— start of DATASET CONTENT —
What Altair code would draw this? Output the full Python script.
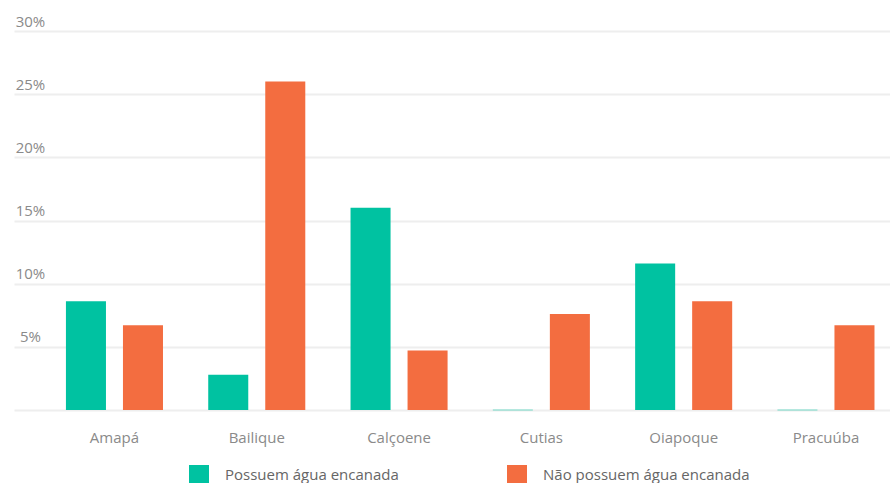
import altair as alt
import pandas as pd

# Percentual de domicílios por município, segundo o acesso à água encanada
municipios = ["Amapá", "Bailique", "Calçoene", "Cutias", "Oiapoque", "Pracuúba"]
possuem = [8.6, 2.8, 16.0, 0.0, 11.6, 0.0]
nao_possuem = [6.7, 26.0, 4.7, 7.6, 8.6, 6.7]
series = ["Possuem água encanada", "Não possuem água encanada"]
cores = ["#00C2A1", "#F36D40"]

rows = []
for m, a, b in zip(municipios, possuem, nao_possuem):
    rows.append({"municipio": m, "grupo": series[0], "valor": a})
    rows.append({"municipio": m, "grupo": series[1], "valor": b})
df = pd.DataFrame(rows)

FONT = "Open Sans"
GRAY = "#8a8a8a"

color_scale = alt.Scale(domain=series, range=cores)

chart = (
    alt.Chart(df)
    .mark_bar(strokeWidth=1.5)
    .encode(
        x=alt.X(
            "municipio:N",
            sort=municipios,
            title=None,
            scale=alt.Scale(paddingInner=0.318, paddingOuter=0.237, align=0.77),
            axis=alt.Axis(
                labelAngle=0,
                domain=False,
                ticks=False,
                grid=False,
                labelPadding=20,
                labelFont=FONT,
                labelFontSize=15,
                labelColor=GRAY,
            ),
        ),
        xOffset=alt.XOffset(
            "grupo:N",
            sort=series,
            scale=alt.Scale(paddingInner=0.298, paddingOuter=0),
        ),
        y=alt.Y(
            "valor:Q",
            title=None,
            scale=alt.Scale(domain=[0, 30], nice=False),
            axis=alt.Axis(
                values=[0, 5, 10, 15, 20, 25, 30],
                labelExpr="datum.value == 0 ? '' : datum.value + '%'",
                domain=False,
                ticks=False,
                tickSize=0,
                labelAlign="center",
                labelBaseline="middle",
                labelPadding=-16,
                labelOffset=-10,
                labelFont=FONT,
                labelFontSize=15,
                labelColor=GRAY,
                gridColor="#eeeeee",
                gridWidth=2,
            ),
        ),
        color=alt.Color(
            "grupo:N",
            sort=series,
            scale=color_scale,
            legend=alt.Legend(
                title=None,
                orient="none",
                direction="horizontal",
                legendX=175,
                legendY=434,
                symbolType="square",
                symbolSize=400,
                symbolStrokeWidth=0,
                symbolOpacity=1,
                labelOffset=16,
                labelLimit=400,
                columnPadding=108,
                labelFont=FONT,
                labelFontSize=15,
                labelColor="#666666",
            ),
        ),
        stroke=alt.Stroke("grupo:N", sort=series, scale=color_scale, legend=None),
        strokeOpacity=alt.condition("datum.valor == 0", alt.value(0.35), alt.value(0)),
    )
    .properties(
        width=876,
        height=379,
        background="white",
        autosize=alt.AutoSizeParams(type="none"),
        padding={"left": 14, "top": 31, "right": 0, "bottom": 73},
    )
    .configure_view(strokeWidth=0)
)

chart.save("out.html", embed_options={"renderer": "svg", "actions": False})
— end of DATASET CONTENT —
▸ TASK PROMPT
Begin at the first line of the material and copy each line exactly through the one containing "color_scale = alt.Scale(domain=series, range=cores)". Omit pictures.

▸ RESULT
What Altair code would draw this? Output the full Python script.
import altair as alt
import pandas as pd

# Percentual de domicílios por município, segundo o acesso à água encanada
municipios = ["Amapá", "Bailique", "Calçoene", "Cutias", "Oiapoque", "Pracuúba"]
possuem = [8.6, 2.8, 16.0, 0.0, 11.6, 0.0]
nao_possuem = [6.7, 26.0, 4.7, 7.6, 8.6, 6.7]
series = ["Possuem água encanada", "Não possuem água encanada"]
cores = ["#00C2A1", "#F36D40"]

rows = []
for m, a, b in zip(municipios, possuem, nao_possuem):
    rows.append({"municipio": m, "grupo": series[0], "valor": a})
    rows.append({"municipio": m, "grupo": series[1], "valor": b})
df = pd.DataFrame(rows)

FONT = "Open Sans"
GRAY = "#8a8a8a"

color_scale = alt.Scale(domain=series, range=cores)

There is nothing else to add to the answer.